We’re seeing now that addressing coverage alone is not enough, which leads me to the three-legged stool metaphor. The coverage problem is the first leg. The two huge challenges that have arisen since Massachusetts tackled coverage — physician shortages and cost — are the other two legs.
The interconnectedness of coverage, workforce, and cost is nowhere more evident than in the environment I work in — the emergency department — as a recent Boston Globe article pointed out. Increased coverage has enabled hundreds of thousands of ‘new’ patients to enter the system.
Many of them are having trouble finding a primary care physician, and, if they do find one, they confront long wait times for a routine appointment. So, when they get sick, they often go to the emergency department, where costs for nonurgent care are much higher than in an office setting.

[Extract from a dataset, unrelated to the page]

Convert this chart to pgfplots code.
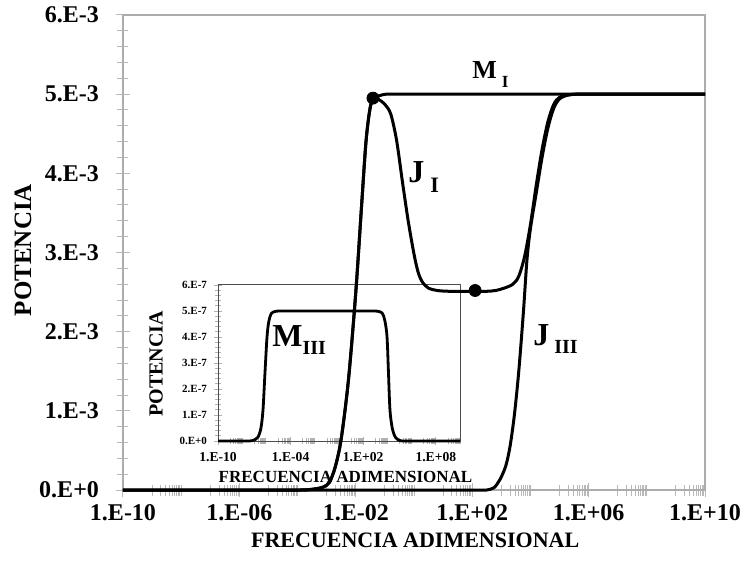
\documentclass[border=0pt]{standalone}
\usepackage{fontspec}
\setmainfont{Liberation Serif}
\usepackage{pgfplots}
\pgfplotsset{compat=1.18}

% minor ticks of the log axes: one full decade out of every two
\pgfplotsset{logminor/.style={minor xtick={
 1e-9,2e-9,3e-9,4e-9,5e-9,6e-9,7e-9,8e-9,9e-9,1e-8,
 1e-7,2e-7,3e-7,4e-7,5e-7,6e-7,7e-7,8e-7,9e-7,
 1e-5,2e-5,3e-5,4e-5,5e-5,6e-5,7e-5,8e-5,9e-5,1e-4,
 1e-3,2e-3,3e-3,4e-3,5e-3,6e-3,7e-3,8e-3,9e-3,
 1e-1,2e-1,3e-1,4e-1,5e-1,6e-1,7e-1,8e-1,9e-1,1,
 10,20,30,40,50,60,70,80,90,
 1e3,2e3,3e3,4e3,5e3,6e3,7e3,8e3,9e3,1e4,
 1e5,2e5,3e5,4e5,5e5,6e5,7e5,8e5,9e5,
 1e7,2e7,3e7,4e7,5e7,6e7,7e7,8e7,9e7,1e8,
 1e9,2e9,3e9,4e9,5e9,6e9,7e9,8e9,9e9,1e10}}}

\begin{document}
\begin{tikzpicture}
\useasboundingbox (-61.5pt,-38.5pt) rectangle (310pt,245pt);

% ---- inset: M_III ----
\begin{axis}[
  at={(47.5pt,24.5pt)}, anchor=south west,
  scale only axis, width=121pt, height=78pt,
  xmode=log, xmin=1e-10, xmax=1e10, ymin=0, ymax=6e-7,
  clip=false, scaled y ticks=false,
  xtick pos=bottom, ytick pos=left,
  xtick={1e-10,1e-4,1e2,1e8},
  xticklabels={1.E-10,1.E-04,1.E+02,1.E+08},
  logminor,
  ytick={0,1e-7,2e-7,3e-7,4e-7,5e-7,6e-7},
  yticklabels={0.E+0,1.E-7,2.E-7,3.E-7,4.E-7,5.E-7,6.E-7},
  minor y tick num=4,
  tick align=center,
  major tick length=4pt, minor tick length=3pt,
  tick style={gray!60, line width=0.4pt},
  axis line style={gray!60!black, line width=0.5pt},
  xticklabel style={font=\fontsize{6.8}{7}\selectfont\bfseries},
  yticklabel style={font=\fontsize{5.5}{6}\selectfont\bfseries},
  xlabel={FRECUENCIA ADIMENSIONAL},
  ylabel={POTENCIA},
  xlabel style={font=\fontsize{8.5}{9}\selectfont\bfseries, at={(axis description cs:0.527,-0.228)}, anchor=center, inner sep=0pt},
  ylabel style={font=\fontsize{10}{11}\selectfont\bfseries, at={(axis description cs:-0.256,0.494)}, anchor=center, inner sep=0pt},
]
\addplot[black, line width=1.4pt, smooth] coordinates {
 (1e-10,0) (1e-9,0) (6.310e-9,0) (2.512e-8,0) (7.943e-8,0.02e-7) (1.995e-7,0.15e-7)
 (3.548e-7,0.5e-7) (5.248e-7,1.2e-7) (7.586e-7,2.6e-7) (1.122e-6,4.0e-7)
 (1.585e-6,4.6e-7) (2.512e-6,4.9e-7) (5.012e-6,4.98e-7) (1.259e-5,5e-7)
 (5.012e-5,5e-7) (3.162e-4,5e-7) (3.162e-3,5e-7) (6.310e-2,5e-7) (1.585,5e-7)
 (25.12,5e-7) (199.5,5e-7) (794.3,5e-7) (1995,4.98e-7) (3981,4.9e-7)
 (6310,4.6e-7) (9333,4.0e-7) (1.230e4,2.6e-7) (1.622e4,1.2e-7) (2.512e4,0.5e-7)
 (4.467e4,0.15e-7) (1e5,0.02e-7) (2.512e5,0) (1e6,0) (6.310e6,0) (6.310e7,0)
 (6.310e8,0) (1e10,0)};
\node[anchor=base west, inner sep=0pt, font=\fontsize{16}{16}\selectfont\bfseries]
  at (axis cs:2.9e-6,3.62e-7) {M\raisebox{-4pt}{\fontsize{10}{10}\selectfont III}};
\end{axis}

% ---- main chart ----
\begin{axis}[
  at={(0pt,0pt)}, anchor=south west,
  scale only axis, width=291pt, height=237.5pt,
  xmode=log, xmin=1e-10, xmax=1e10, ymin=0, ymax=6e-3,
  clip=false, scaled y ticks=false,
  xtick pos=bottom, ytick pos=left,
  xtick={1e-10,1e-6,1e-2,1e2,1e6,1e10},
  xticklabels={1.E-10,1.E-06,1.E-02,1.E+02,1.E+06,1.E+10},
  logminor,
  ytick={0,1e-3,2e-3,3e-3,4e-3,5e-3,6e-3},
  yticklabels={0.E+0,1.E-3,2.E-3,3.E-3,4.E-3,5.E-3,6.E-3},
  minor y tick num=4,
  tick align=center,
  major tick length=7pt, minor tick length=5.5pt,
  tick style={gray!55, line width=0.5pt},
  axis line style={gray!65, line width=0.7pt},
  xticklabel style={font=\fontsize{12}{13}\selectfont\bfseries},
  yticklabel style={font=\fontsize{12}{13}\selectfont\bfseries},
  yticklabel shift=5pt,
  xlabel={FRECUENCIA ADIMENSIONAL},
  ylabel={POTENCIA},
  xlabel style={font=\fontsize{11}{12}\selectfont\bfseries, at={(axis description cs:0.502,-0.106)}, anchor=center, inner sep=0pt},
  ylabel style={font=\fontsize{12.5}{13}\selectfont\bfseries, at={(axis description cs:-0.172,0.505)}, anchor=center, inner sep=0pt},
]
% J_I
\addplot[black, line width=1.5pt, smooth] coordinates {
 (1e-10,0) (1e-8,0) (3.162e-7,0) (3.162e-6,0) (1.585e-5,0) (5.012e-5,0) (1.259e-4,0)
 (2.512e-4,0.005e-3) (5.012e-4,0.02e-3) (7.943e-4,0.04e-3) (1.259e-3,0.1e-3)
 (1.995e-3,0.3e-3) (3.162e-3,0.65e-3) (5.623e-3,1.4e-3) (1e-2,2.5e-3)
 (1.585e-2,3.6e-3) (2.239e-2,4.4e-3) (3.020e-2,4.8e-3) (3.890e-2,4.95e-3)
 (6.310e-2,4.93e-3) (0.1,4.87e-3) (0.1585,4.75e-3) (0.2512,4.42e-3)
 (0.3981,3.9e-3) (0.6310,3.4e-3) (1,2.98e-3) (1.413,2.74e-3) (1.995,2.62e-3)
 (3.162,2.55e-3) (6.310,2.52e-3) (15.85,2.51e-3) (50.12,2.51e-3) (125.9,2.51e-3)
 (316.2,2.51e-3) (631.0,2.52e-3) (1259,2.55e-3) (2512,2.6e-3) (3981,2.7e-3)
 (6310,2.95e-3) (1e4,3.35e-3) (1.585e4,3.85e-3) (2.512e4,4.3e-3) (3.981e4,4.65e-3)
 (6.310e4,4.87e-3) (1e5,4.96e-3) (1.995e5,4.99e-3) (3.981e5,5e-3) (1e6,5e-3)
 (3.162e6,5e-3) (1.585e7,5e-3) (1.585e8,5e-3) (1e10,5e-3)};
% M_I
\addplot[black, line width=1.5pt, smooth] coordinates {
 (1e-10,0) (1e-8,0) (3.162e-7,0) (3.162e-6,0) (1.585e-5,0) (5.012e-5,0) (1.259e-4,0)
 (2.512e-4,0.005e-3) (5.012e-4,0.02e-3) (7.943e-4,0.04e-3) (1.259e-3,0.1e-3)
 (1.995e-3,0.3e-3) (3.162e-3,0.65e-3) (5.623e-3,1.4e-3) (1e-2,2.5e-3)
 (1.585e-2,3.6e-3) (2.239e-2,4.4e-3) (3.020e-2,4.8e-3) (3.890e-2,4.93e-3)
 (6.310e-2,4.98e-3) (0.1122,5e-3) (0.2239,5e-3) (0.5623,5e-3) (1.995,5e-3)
 (10,5e-3) (100,5e-3) (1995,5e-3) (1e5,5e-3) (1e7,5e-3) (1e10,5e-3)};
% J_III
\addplot[black, line width=1.5pt, smooth] coordinates {
 (1e-10,0) (1e-7,0) (1e-4,0) (0.1,0) (6.31,0) (50.12,0) (158.5,0) (316.2,0)
 (562.3,0.03e-3) (891.3,0.13e-3) (1413,0.3e-3) (1995,0.55e-3) (2818,0.95e-3)
 (3981,1.5e-3) (5754,2.25e-3) (7586,2.9e-3) (1e4,3.3e-3) (1.585e4,3.75e-3)
 (2.512e4,4.2e-3) (3.981e4,4.57e-3) (6.310e4,4.82e-3) (1e5,4.94e-3)
 (1.995e5,4.99e-3) (3.981e5,5e-3) (1e6,5e-3) (3.162e6,5e-3) (1.585e7,5e-3)
 (1.585e8,5e-3) (1e10,5e-3)};
% marked points on J_I
\addplot[only marks, mark=*, mark size=3pt, black] coordinates {
 (3.890e-2,4.95e-3) (125.9,2.52e-3)};
% curve names
\node[anchor=base west, inner sep=0pt, font=\fontsize{13}{13}\selectfont\bfseries]
  at (axis cs:98.4,5.2e-3) {M\hspace{2.5pt}\raisebox{-4.5pt}{\fontsize{8.5}{9}\selectfont I}};
\node[anchor=base west, inner sep=0pt, font=\fontsize{16}{16}\selectfont\bfseries]
  at (axis cs:0.622,3.89e-3) {J\hspace{3pt}\raisebox{-5pt}{\fontsize{11}{11}\selectfont I}};
\node[anchor=base west, inner sep=0pt, font=\fontsize{16}{16}\selectfont\bfseries]
  at (axis cs:1.227e4,1.83e-3) {J\hspace{2.5pt}\raisebox{-4pt}{\fontsize{10}{10}\selectfont III}};
\end{axis}
\end{tikzpicture}
\end{document}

The Globe article suggested that part of the solution lies in more intensive patient education and outreach. I agree, but such efforts won’t link people to primary care physicians if those doctors don’t exist.
I commend all stakeholders in the Massachusetts health care reform process for recognizing that there are three legs to the stool. But ideally, future reforms — at the state and national levels — will address coverage, workforce, and cost concurrently, not sequentially.
In Massachusetts, we addressed coverage first and did so boldly and successfully. We’ve opened discussions and made some difficult decisions about cost, but there’s a long way to go. But we’re still at the starting line when it comes to the physician workforce.
The workforce-related elements of Chapter 305 — a new statewide requirement that all acute care hospitals in Massachusetts establish rapid-response teams — will undoubtedly help. Administrative simplification and reimbursement reform may provide short-term improvement. But the impact of other aspects may not be seen for years. Regardless, the Mass. Medical Society stands ready to help ensure prompt and sensible implementation of those provisions.
Dr. Bruce S. Auerbach is president of the Mass. Medical Society and chief of Emergency and Ambulatory Services at Sturdy Memorial Hospital in Attleboro.